# MEMBERS EXPERIENCES > OVER 40 FORUM >  Yankees-Dodgers: An Uncivil War (2022's most awesome ESPN sports documentary)

## NiceGuyResearcher

I just saw this, released yesterday 11/11/22

Yankees-Dodgers: An Uncivil War (2022's most awesome ESPN sports documentary)

and not only that I lived it as a kid in the single digit age range in the late 70s, the blackout in NYC, the dirty subways, the pro-tennis rivalry between McEnroe, Connors & Borg, the disco craze, son of sam serial killings

I just want to share this that I highly recommend it

It's all about the 1977 & 1978 rivalry between the LA Dodgers and the NY Yankees (or vice versa cos no team gets top billing here LoL)

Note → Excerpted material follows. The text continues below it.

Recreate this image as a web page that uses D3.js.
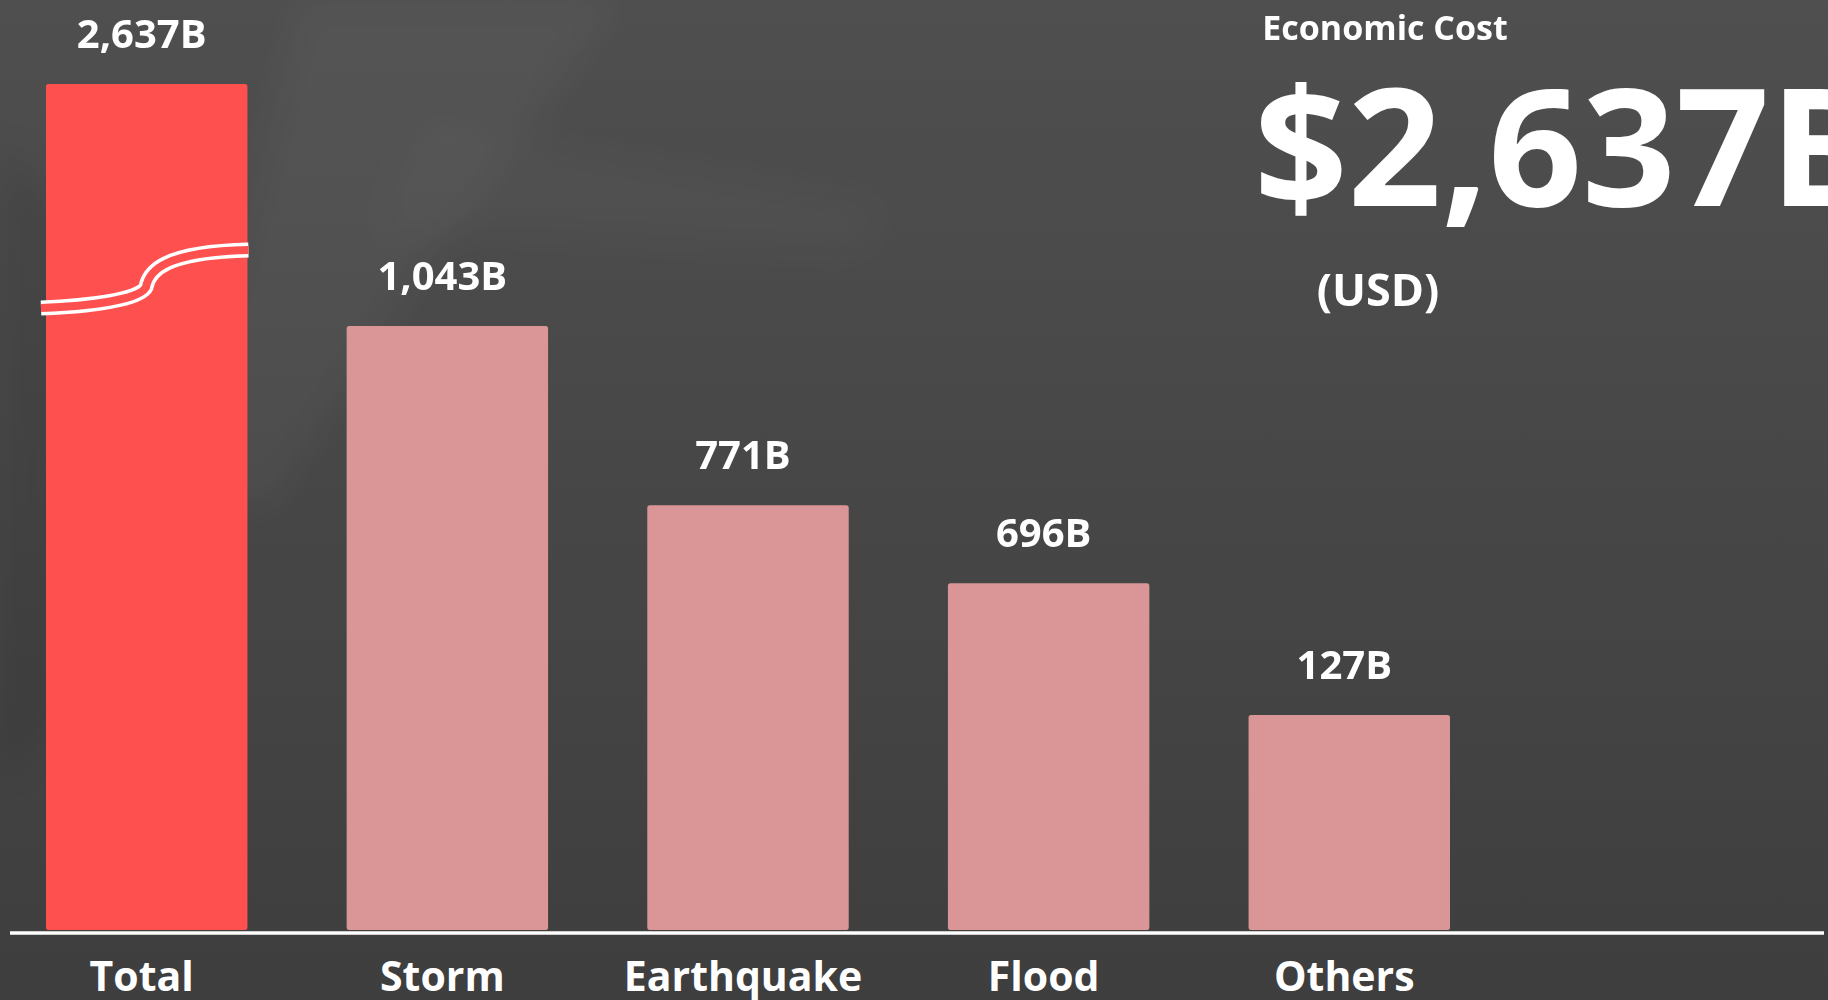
<!DOCTYPE html>
<html>
<head>
<meta charset="utf-8">
<script src="https://cdn.jsdelivr.net/npm/d3@7"></script>
<style>
  html, body { margin: 0; padding: 0; background: #444; overflow: hidden; }
  svg { display: block; }
  text { font-family: "Open Sans", "Noto Sans", sans-serif; fill: #ffffff; }
</style>
</head>
<body>
<svg id="chart" width="1828" height="1000"></svg>
<script>
// ---- data ----
const categories = ["Total", "Storm", "Earthquake", "Flood", "Others"];
const values = [2637, 1043, 771, 696, 127];            // billion USD (label values)
const barLengths = [100, 71.4, 50.2, 41.0, 25.4];      // drawn bar length, % of axis height (Total bar is broken)
const titleText = "Economic Cost";
const unitText = "(USD)";
const headlineValue = values[0];

// ---- layout ----
const W = 1828, H = 1000;
const svg = d3.select("#chart");

// background
const defs = svg.append("defs");
const bg = defs.append("linearGradient").attr("id", "bg").attr("x1", 0).attr("y1", 0).attr("x2", 0).attr("y2", 1);
bg.append("stop").attr("offset", "0%").attr("stop-color", "#4f4f4f");
bg.append("stop").attr("offset", "100%").attr("stop-color", "#3e3e3e");
defs.append("filter").attr("id", "blur").append("feGaussianBlur").attr("stdDeviation", 18);

svg.append("rect").attr("width", W).attr("height", H).attr("fill", "url(#bg)");
const deco = svg.append("g").attr("filter", "url(#blur)");
deco.append("path").attr("d", "M300,0 L620,0 L430,260 L260,520 L190,430 Z").attr("fill", "#ffffff").attr("opacity", 0.035);
deco.append("path").attr("d", "M0,140 L70,220 L55,720 L0,780 Z").attr("fill", "#000000").attr("opacity", 0.08);
deco.append("path").attr("d", "M420,120 L900,200 L860,260 L380,230 Z").attr("fill", "#ffffff").attr("opacity", 0.025);

// scales
const x = d3.scaleBand().domain(categories).range([46, 1450]).paddingInner(0.33).paddingOuter(0);
const y = d3.scaleLinear().domain([0, 100]).range([930, 84]);

const fmt = d3.format(",");
const colors = categories.map((c, i) => i === 0 ? "#ff5050" : "#da9696");

// bars
const bars = svg.append("g");
bars.selectAll("rect")
  .data(categories)
  .join("rect")
  .attr("x", d => x(d))
  .attr("y", (d, i) => y(barLengths[i]))
  .attr("width", x.bandwidth())
  .attr("height", (d, i) => y(0) - y(barLengths[i]))
  .attr("rx", 2.5)
  .attr("fill", (d, i) => colors[i]);

// break marker on Total bar
const bx = x(categories[0]), bw = x.bandwidth(), bt = y(barLengths[0]);
const breakPath = `M${bx - 5},${bt + 224} C${bx + 42},${bt + 222} ${bx + 94},${bt + 216} ${bx + 100},${bt + 203} C${bx + 103},${bt + 187} ${bx + 118},${bt + 168} ${bx + bw + 1},${bt + 166}`;
svg.append("path").attr("d", breakPath).attr("fill", "none").attr("stroke", "#ffffff").attr("stroke-width", 15);
svg.append("path").attr("d", breakPath).attr("fill", "none").attr("stroke", colors[0]).attr("stroke-width", 8);

// value labels
svg.append("g").selectAll("text")
  .data(categories)
  .join("text")
  .attr("x", d => x(d) + x.bandwidth() / 2 - 5)
  .attr("y", (d, i) => y(barLengths[i]) - 36)
  .attr("text-anchor", "middle")
  .attr("font-size", 40)
  .attr("font-weight", 700)
  .text((d, i) => fmt(values[i]) + "B");

// baseline axis
const axis = svg.append("g").attr("transform", "translate(0,933)")
  .call(d3.axisBottom(x).tickSize(0).tickPadding(58));
axis.select(".domain").remove();
axis.append("line").attr("x1", 10).attr("x2", 1824).attr("y1", 0).attr("y2", 0)
  .attr("stroke", "#ffffff").attr("stroke-width", 3.5);
axis.selectAll(".tick text")
  .attr("x", -5)
  .attr("dy", 0)
  .attr("y", 58)
  .attr("fill", "#ffffff")
  .attr("font-family", "Open Sans, Noto Sans, sans-serif")
  .attr("font-size", 41)
  .attr("font-weight", 700);

// headline panel
svg.append("text").attr("x", 1385).attr("y", 40).attr("text-anchor", "middle")
  .attr("font-size", 34).attr("font-weight", 700).text(titleText);
svg.append("text").attr("x", 1254).attr("y", 206).attr("text-anchor", "start")
  .attr("font-size", 164).attr("font-weight", 700).text("$" + fmt(headlineValue) + "B");
svg.append("text").attr("x", 1378).attr("y", 306).attr("text-anchor", "middle")
  .attr("font-size", 45).attr("font-weight", 700).text(unitText);
</script>
</body>
</html>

Reggie Jackson, Greg Nettles, Bucky Dent, Steve Garvey, Roy Firestone, all make present day appearances in this sports doc in 2022

I liked the seedlings of this rivalry as far back as the Brooklyn Dodgers & the NY Yankees

You get to see the 4 big Egos of Reggie Jackson, Geo. Steinbrenner, Tommy Lasorda, and Billy Martin
and you get a glimpse of what made them successful

What I wanted to know was what juice was Mr. October on? LoL
d-bol ? 
There's a scene where he's washing his car and he looks pretty buffed
He must have been on some juice slamming home runs since his Oakland A's days

Pitcher Ron Guidry starts speaking an I'm like he must be originally from La. with his cajun drawl (never heard the dude speak while I grew up in NY in 1977.

There's Very revealing info. on the backstory between this long rivalry.

If you're over 40 and enjoy MLB baseball.....then this is a must-see and must see several times

My enthusiasms?...Baseball! LoL

----------